- Healthcare stakeholders are pretty certain that big data analytics is going to become one of the defining features of the industry in the near future – but few predictions about events yet to come are free from warnings about what might go wrong.
When it comes to using big data for clinical care, the promises are exciting but the potential perils are many, argue Austin B. Frakt, PhD, and Steven D. Pizer, PhD in an editorial for the American Journal of Managed Care.
Big data can provide a wealth of rich, multi-dimensional data to foster holistic patient care, but healthcare data scientists must be careful not to rely too heavily on correlation instead of causation when determining the best strategies for informed decision-making.
“Spurred by the accuracy with which companies like Google and Netflix use large amounts of data to anticipate our interests, there is growing investment in ‘big data’ applications to healthcare,” write Frakt and Pizer, experts in healthcare economics.
While the definition of “big data analytics” involves collecting and analyzing multiple streams of data in order to draw conclusions not available with just a single source, Frakt and Pizer point out that not every data source has real clinical value.
“For instance, for every 5 million packages of x-ray contrast media distributed to healthcare facilities, about 6 individuals die from adverse effects,” they explain. “With big data, we learn that such deaths are highly correlated with electrical engineering doctorates awarded, precipitation in Nebraska, and per capita mozzarella cheese consumption (correlations 0.75, 0.85, and 0.74, respectively).
“However, because we cannot conceive of a causal mechanism, it is obvious that these variables play no causal role in x-ray contrast media deaths. That such high correlations can be easily mined from big data is concerning nonetheless, because it is not always trivial to assess whether they are telling us something useful.”
Data scientists and developers are usually able to dismiss the most outlandish correlations relatively quickly, but the changing way of addressing population health management and individualized patient care may actually complicate this process.
Providers are looking to integrate more and more data sources, including everything from behavioral health records to bus schedules to grocery lists, in order to develop a more complete portrait of the challenges that some patients face when managing a chronic disease or keeping in contact with the healthcare system.
Geographic data, air quality information, Twitter trends, and Google searches are making big data very large indeed, but data science experts must be careful to use common sense – and a firm grasp of clinical knowledge – to develop big data analytics models that illuminate meaningful insights instead of picking up on false assumptions.
Frakt and Pizer use the example of proton pump inhibitor (PPI) use, which may be associated with pneumonia in patients. “This could be causal because a mechanism is plausible—gastric acid reduction could increase bacterial colonization—but perhaps the association arises because other factors drive both PPI use and pneumonia incidence,” they write.
A randomized clinical trial (RCT), the gold standard of clinical research, would certainly help to confirm or reject the hypothesis among a limited cohort. “However, the very promise of big data is its potential to see what RCTs won’t, thereby improving care in ways that RCTs cannot,” the authors point out.
But there’s nothing wrong with borrowing some of the RCT’s analytics strategies, they add.

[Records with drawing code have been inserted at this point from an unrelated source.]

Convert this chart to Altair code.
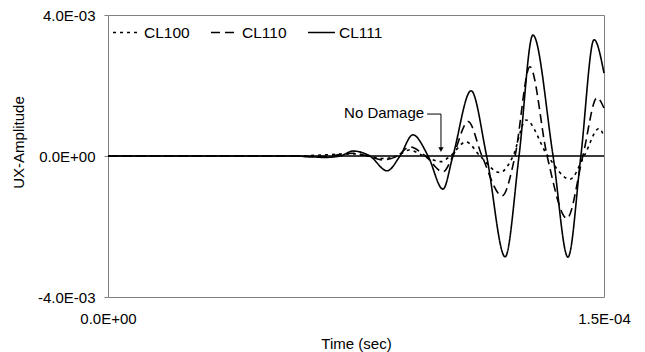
import altair as alt
import pandas as pd

series_names = ["CL100", "CL110", "CL111"]

# time in microseconds, amplitude
cl100_t = [0, 56, 74.0, 78.5, 83.0, 87.5, 91.0, 95.5, 100.7, 103.5, 108.3, 112.5, 118.5, 122.5, 126.4, 133.0, 139.7, 144.0, 148.5, 150.0]
cl100_u = [0, 0, 0.00006, 0, -0.00007, 0, 0.00017, 0, -0.00016, 0, 0.00040, 0, -0.00047, 0, 0.00102, 0, -0.00066, 0, 0.00078, 0.00055]

cl110_t = [0, 56, 62.0, 67.0, 74.1, 78.5, 83.2, 87.5, 91.3, 96.0, 101.3, 104.3, 108.9, 113.1, 119.2, 123.1, 127.6, 132.8, 138.8, 143.6, 147.9, 150.0]
cl110_u = [0, 0, -0.00002, 0, 0.00008, 0, -0.00011, 0, 0.00026, 0, -0.00045, 0, 0.00098, 0, -0.00113, 0, 0.00253, 0, -0.00177, 0, 0.00165, 0.00136]

cl111_t = [0, 56, 61.0, 65.6, 70.2, 74.1, 79.2, 84.4, 88.3, 92.2, 96.8, 101.3, 104.3, 109.8, 114.5, 120.1, 124.3, 128.5, 134.6, 139.1, 143.0, 147.0, 150.0]
cl111_u = [0, 0, -0.00002, -0.00004, 0, 0.00014, 0, -0.00042, 0, 0.00060, 0, -0.00094, 0, 0.00185, 0, -0.00286, 0, 0.00343, 0, -0.00287, 0, 0.00330, 0.00235]

x_tick_values = [0, 150]
x_tick_labels = ["0.0E+00", "1.5E-04"]
y_tick_values = [-0.004, 0, 0.004]
y_tick_labels = ["-4.0E-03", "0.0E+00", "4.0E-03"]

annotation_text = "No Damage"

FONT = "Liberation Sans"

rows = []
for name, ts, us in zip(series_names, [cl100_t, cl110_t, cl111_t], [cl100_u, cl110_u, cl111_u]):
    for i, (t, u) in enumerate(zip(ts, us)):
        rows.append({"series": name, "t": t, "u": u, "order": i})
df = pd.DataFrame(rows)


def label_expr(values, labels, eps):
    expr = "''"
    for v, l in reversed(list(zip(values, labels))):
        expr = f"abs(datum.value - ({v})) < {eps} ? '{l}' : {expr}"
    return expr


xscale = alt.Scale(domain=[0, 150], nice=False, zero=False)
yscale = alt.Scale(domain=[-0.004, 0.004], nice=False)

xaxis = alt.Axis(values=x_tick_values, labelExpr=label_expr(x_tick_values, x_tick_labels, 1e-6),
                 title="Time (sec)", grid=False, ticks=False, labelPadding=14, titlePadding=10,
                 labelFlush=False, labelOverlap=False, domain=False)
yaxis = alt.Axis(values=y_tick_values, labelExpr=label_expr(y_tick_values, y_tick_labels, 1e-9),
                 title="UX-Amplitude", grid=False, tickSize=4, labelPadding=9,
                 titleX=-90, titleY=127, titleAngle=270, titleBaseline="middle", titleAlign="center",
                 labelFlush=False, domain=False)

zero = alt.Chart(pd.DataFrame({"u": [0]})).mark_rule(color="#3a3a3a", strokeWidth=2).encode(
    y=alt.Y("u:Q", scale=yscale, axis=yaxis)
)

lines = alt.Chart(df).mark_line(interpolate="monotone", strokeWidth=1.6, color="black").encode(
    x=alt.X("t:Q", scale=xscale, axis=xaxis),
    y=alt.Y("u:Q", scale=yscale, axis=yaxis),
    strokeDash=alt.StrokeDash(
        "series:N",
        scale=alt.Scale(domain=series_names, range=[[3, 4], [9, 5], [1, 0]]),
        legend=alt.Legend(
            title=None, orient="none", legendX=4, legendY=3, direction="horizontal",
            symbolType="stroke", symbolSize=729, symbolStrokeWidth=1.6,
            symbolStrokeColor="black", labelFontSize=15.5, labelFont=FONT,
            labelOffset=3, columnPadding=17, labelColor="black",
        ),
    ),
    order="order:Q",
)

ann = pd.DataFrame({"t": [83.5], "u": [0.00122], "label": [annotation_text]})
text = alt.Chart(ann).mark_text(font=FONT, fontSize=15, align="center", baseline="middle", color="black").encode(
    x=alt.X("t:Q", scale=xscale), y=alt.Y("u:Q", scale=yscale), text="label:N"
)

arrow_h = alt.Chart(pd.DataFrame({"t": [96.5], "t2": [100.7], "u": [0.00119]})).mark_rule(
    color="black", strokeWidth=1).encode(x=alt.X("t:Q", scale=xscale), x2="t2:Q", y=alt.Y("u:Q", scale=yscale))
arrow_v = alt.Chart(pd.DataFrame({"t": [100.7], "u": [0.00119], "u2": [0.00022]})).mark_rule(
    color="black", strokeWidth=1).encode(x=alt.X("t:Q", scale=xscale), y=alt.Y("u:Q", scale=yscale), y2="u2:Q")
arrow_head = alt.Chart(pd.DataFrame({"t": [100.7], "u": [0.00018]})).mark_point(
    shape="triangle-down", filled=True, size=28, color="black", opacity=1).encode(
    x=alt.X("t:Q", scale=xscale), y=alt.Y("u:Q", scale=yscale))

chart = alt.layer(zero, lines, text, arrow_h, arrow_v, arrow_head).properties(
    width=496, height=282,
    autosize=alt.AutoSizeParams(type="none"),
    padding={"left": 100, "top": 7, "right": 33, "bottom": 55},
).configure_view(
    stroke="#808080", strokeWidth=1
).configure_axis(
    labelFont=FONT, titleFont=FONT, labelFontSize=15, titleFontSize=15,
    titleFontWeight="normal", labelColor="black", titleColor="black", tickColor="#808080",
)

chart.save("out.html", embed_options={"renderer": "svg", "actions": False})
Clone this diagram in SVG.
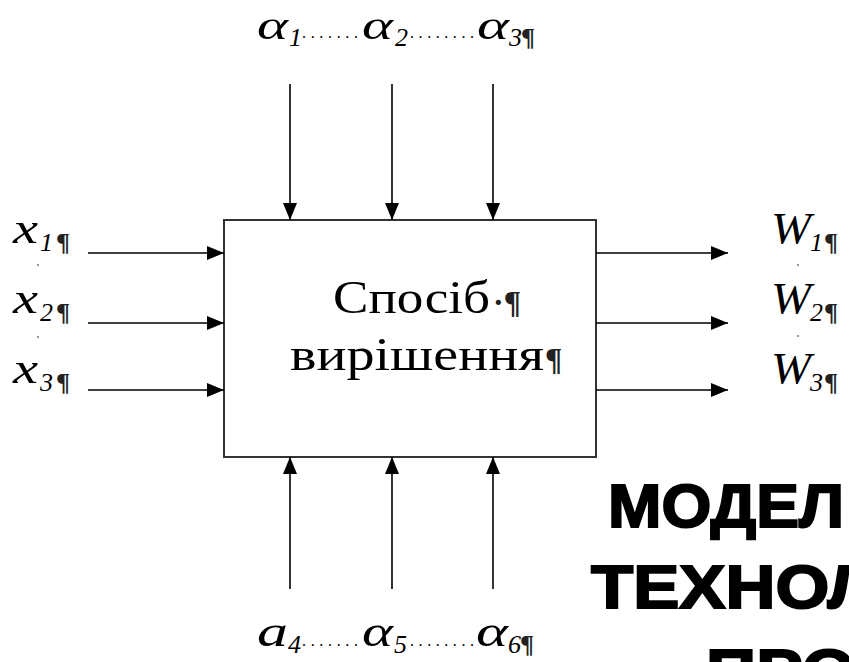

In fact, employing an objective eye and balanced methodology when engaged in big data analytics work is essential for ensuring that the conclusions are meaningful and clinically accurate.
One important strategy is the “falsification test,” which can guide an analyst’s efforts by prompting the researcher to match the suspected causal variable against other outcomes to see if the pattern makes sense in a broader context.
“The key is to select other outcomes or populations that are likely to also be affected by factors that could be driving the suspected causal relationship,” Frakt and Pizer say.
With PPI use, for example, the relationship with pneumonia may be a correlation instead of causal, because other research has shown that increased PPI use also tracks with outcomes “for which no clear causal mechanism exists,” such as chest pain, deep venous thrombosis, osteoarthritis, and urinary tract infections.
Therefore, researchers may need to look elsewhere to see what is driving a spike in pneumonia cases before taking any patient management actions that might end up adversely affecting care.
“Big data can be useful in healthcare; they can expand the reach of evidence-based medicine into domains not accessible with RCTs, including postmarket surveillance of drugs,” the authors conclude. “But to fulfill that ambition, big data must be coupled with rigorous observational methods.”
“Falsification tests can illuminate when a relationship is less likely to be causal, potentially sparing practitioners from making grave mistakes. Without them, we run the risk of letting our enthusiasm about big data get ahead of the science and what is best for patients.”